The Way of the Crab
- Cover art by David Leri
- Author: Cris Dornaus; Zen Faulkes; Ree Soesbee; Rob Vaux; Christian Vikander; John Wicks;
- Illustrator: Audrey Corman; Liz Danforth; Cris Dornaus; Jason Felix; Carl Frank; Scott James; Scott Johnson; K.C. Lancaster; Bradley K. McDevitt; Ramón K. Pérez; Brian Snoddy;
- Series: Way of the Clans
- Genre: Feudal Japan fantasy
- Publisher: Alderac Entertainment Group
- Publication date: 1998; 28 years ago
- Preceded by: The Way of the Unicorn
- Followed by: The Way of the Crane

= The Way of the Crab =

Fantasy role-playing game supplement

The Way of the Crab, subtitled "Way of the Clans: Book 3", is a supplement published by the Alderac Entertainment Group (AEG) in 1998 for the fantasy role-playing game Legend of the Five Rings Roleplaying Game. It is the third in a series of eleven books describing the clans of Rokugan.

==Contents==
The Way of the Crab describes in detail the Crab Clan, which protects the Emerald Empire from the horrors of the Shadowlands. The book begins with a short story. There are sections describing the history of the clan; its social and political structure; the main families; and profiles of schools only briefly mentioned in the core rulebook. Another chapter introduces new skills, and new advantages and disadvantages — some of which are exclusive to the Crab Clan. Some notable people of the clan are described in detail.
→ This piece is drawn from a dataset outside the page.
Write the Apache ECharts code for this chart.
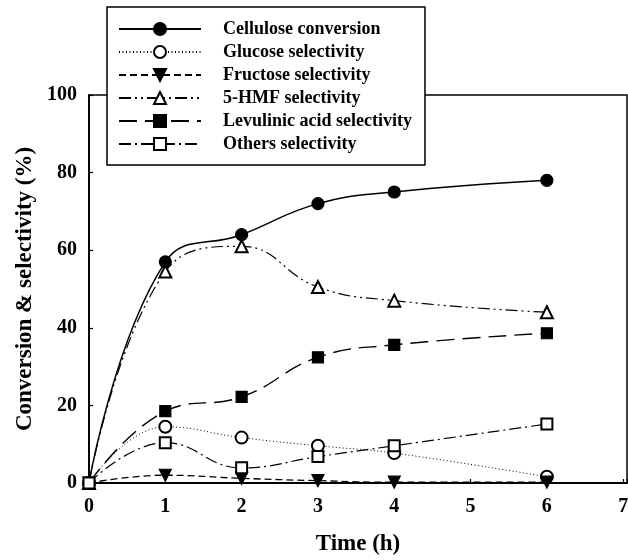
<!DOCTYPE html>
<html>
<head>
<meta charset="utf-8">
<script src="https://cdn.jsdelivr.net/npm/echarts@6/dist/echarts.min.js"></script>
<style>
  html, body { margin: 0; padding: 0; background: #fff; }
  #chart { width: 628px; height: 560px; }
</style>
</head>
<body>
<div id="chart"></div>
<script>
  // 时间 (h)
  var hours = [0, 1, 2, 3, 4, 6]
  var cellulose = [0, 57, 64, 72, 75, 78]
  var glucose = [0, 14.5, 11.7, 9.6, 7.7, 1.6]
  var fructose = [0, 2, 1.2, 0.6, 0.2, 0.2]
  var hmf = [0, 54.5, 61, 50.5, 47, 44]
  var levulinic = [0, 18.5, 22.2, 32.4, 35.6, 38.6]
  var others = [0, 10.4, 3.9, 6.8, 9.6, 15.2]
  var names = ['Cellulose conversion', 'Glucose selectivity', 'Fructose selectivity',
               '5-HMF selectivity', 'Levulinic acid selectivity', 'Others selectivity']

  var font = 'Liberation Serif'
  var downTri = 'path://M0,0 L10,0 L5,9 Z'

  function pairs (ys) {
    return hours.map(function (h, i) { return [h, ys[i]] })
  }

  function mkSeries (name, ys, symbol, size, dash, width) {
    return {
      name: name,
      type: 'line',
      data: pairs(ys),
      smooth: 0.45,
      symbol: symbol,
      symbolSize: size,
      showAllSymbol: true,
      itemStyle: { color: '#000', borderColor: '#000', borderWidth: 1.2 },
      lineStyle: { color: '#000', width: width, type: dash },
      emphasis: { disabled: true },
      z: 3
    }
  }

  var chart = echarts.init(document.getElementById('chart'))
  chart.setOption({
    animation: false,
    backgroundColor: '#fff',
    grid: {
      left: 89, top: 95, width: 538, height: 388,
      outerBoundsMode: 'none',
      show: true, borderColor: '#000', borderWidth: 1.5, backgroundColor: 'transparent'
    },
    legend: {
      orient: 'vertical',
      left: 107, top: 7,
      data: names,
      itemWidth: 82,
      itemHeight: 15,
      itemGap: 5,
      padding: [13, 13, 12, 11],
      backgroundColor: '#fff',
      borderColor: '#000',
      borderWidth: 1.5,
      borderRadius: 0,
      textStyle: { fontFamily: font, fontWeight: 'bold', fontSize: 18, color: '#000', padding: [0, 0, 0, 17] },
      z: 10
    },
    xAxis: {
      type: 'value',
      min: 0, max: 7.05, interval: 1,
      name: 'Time (h)',
      nameLocation: 'middle',
      nameGap: 50,
      nameTextStyle: { fontFamily: font, fontWeight: 'bold', fontSize: 23, color: '#000' },
      axisLine: { show: true, lineStyle: { color: '#000', width: 1.8 } },
      axisTick: { show: true, inside: true, length: 4, lineStyle: { color: '#000', width: 1.2 } },
      axisLabel: {
        margin: 14, fontFamily: font, fontWeight: 'bold', fontSize: 20, color: '#000',
        formatter: function (v) { return Number.isInteger(v) ? String(v) : '' }
      },
      splitLine: { show: false }
    },
    yAxis: {
      type: 'value',
      min: 0, max: 100, interval: 20,
      name: 'Conversion & selectivity (%)',
      nameLocation: 'middle',
      nameGap: 50,
      nameTextStyle: { fontFamily: font, fontWeight: 'bold', fontSize: 23, color: '#000' },
      axisLine: { show: true, lineStyle: { color: '#000', width: 1.8 } },
      axisTick: { show: true, inside: true, length: 4, lineStyle: { color: '#000', width: 1.2 } },
      axisLabel: { margin: 12, fontFamily: font, fontWeight: 'bold', fontSize: 20, color: '#000' },
      splitLine: { show: false }
    },
    series: [
      mkSeries(names[0], cellulose, 'circle', 12, 'solid', 1.5),
      mkSeries(names[1], glucose, 'emptyCircle', 12, [1, 2.5], 1),
      mkSeries(names[2], fructose, downTri, 12, [7, 4], 1.3),
      mkSeries(names[3], hmf, 'emptyTriangle', 12, [12, 4, 2, 4, 2, 4], 1.2),
      mkSeries(names[4], levulinic, 'rect', 11, [18, 8], 1.4),
      mkSeries(names[5], others, 'emptyRect', 11, [12, 4, 2, 4], 1.2)
    ]
  })
</script>
</body>
</html>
A two-page spread is dedicated to Crab decks for the Legend of Five Rings collectible card game.

The appendices cover the clan's military strategies, the clan's territories, the Kaiu Wall, an overview of the clan's general philosophy and its relations with other clans, and maps of the Hida Citadel and the Kaiu Wall.

The French edition also includes a scenario called "Entre le Ciel et l'Enfer" ("Between Heaven and Hell").

==Publication history==
The land of Rokugan, a fictional setting based on feudal Japan, was originally published as Legend of the Five Rings by AEG and ISOMEDIA in 1995. Two years later, AEG released Legend of the Five Rings Roleplaying Game, which used the Rokugan setting. Shortly after its release, AEG published the first in a series of supplements about the clans of Rokugan, The Way of the Dragon. The third book in the series, The Way of the Crab, was published in 1998 as a 118-page book written by Cris Dornaus, Zen Faulkes, Ree Soesbee, Rob Vaux, Christian Vikander, and John Wicks, with cover art by David Leri, and interior art by Audrey Corman, Liz Danforth, Cris Dornaus, Jason Felix, Carl Frank, Scott James, Scott Johnson, K.C. Lancaster, Bradley K. McDevitt, Ramón K. Pérez, and Brian Snoddy.

In 1998, Siroz Productions released a French translation titled La Voie du Crab.

==Reception==
In Issue 11 of the French games magazine Backstab, Geoffrey Picard commented, "I confess, I was expecting the worst when I opened this supplement, which was supposed to be full of 'brute force.' However, I must admit that the authors of this supplement have put my mind at ease: they have indeed managed the remarkable feat of making this clan booklet one of the most interesting published to date." Picard noted, "The brilliance of this supplement lies in its ability to reveal the subtlety hidden at the heart of this clan." Picard concluded by giving this book a rating of 7 out of 10, saying, "This supplement is not just useful, it is essential. Because not only does it provide vital information about the game's universe, but above all, it is a key to the world of legends."

Four issues later, Picard reviewed the French edition of this supplement, and commented, "If you've ever wanted to know how to subtly play a big, bad character, this supplement is for you ... [it] will allow you to discover all the subtleties and intelligence of a clan often wrongly considered a bunch of uncouth barbarians." Picard called the book, "an interesting addition to the overall work. It will prove especially indispensable to any game master wishing to send their group of players into the Shadowlands." Of the scenario added to the French edition, Picard reported, "This addition is more than useful, as it wisely shows us that the Crab Clan is a clan like any other, subject to power struggles and influence peddling. This adventure proves that this supplement isn't just for monster slayers." Picard concluded by giving the French edition a rating of 7 out of 10.

In Issue 119 of the French games magazine Casus Belli, Mehdi Sahmi reviewed the French edition of the supplement and noted, "As usual, I bought everything in English. First, because I didn't want to wait ten years for an overpriced translation. Second, because I figured the French version couldn't possibly be better than the original. And then, bam! For the same price, you get a product that's better maintained, better presented, and better written than the American one!" Sahmi pointed out, "The appendices enhance the supplement's quality ... There's something here for everyone." Sahmi concluded, "In addition to the usual Path of information ... [the French translation by] Siroz offers us a brand new scenario. What more could you ask for?"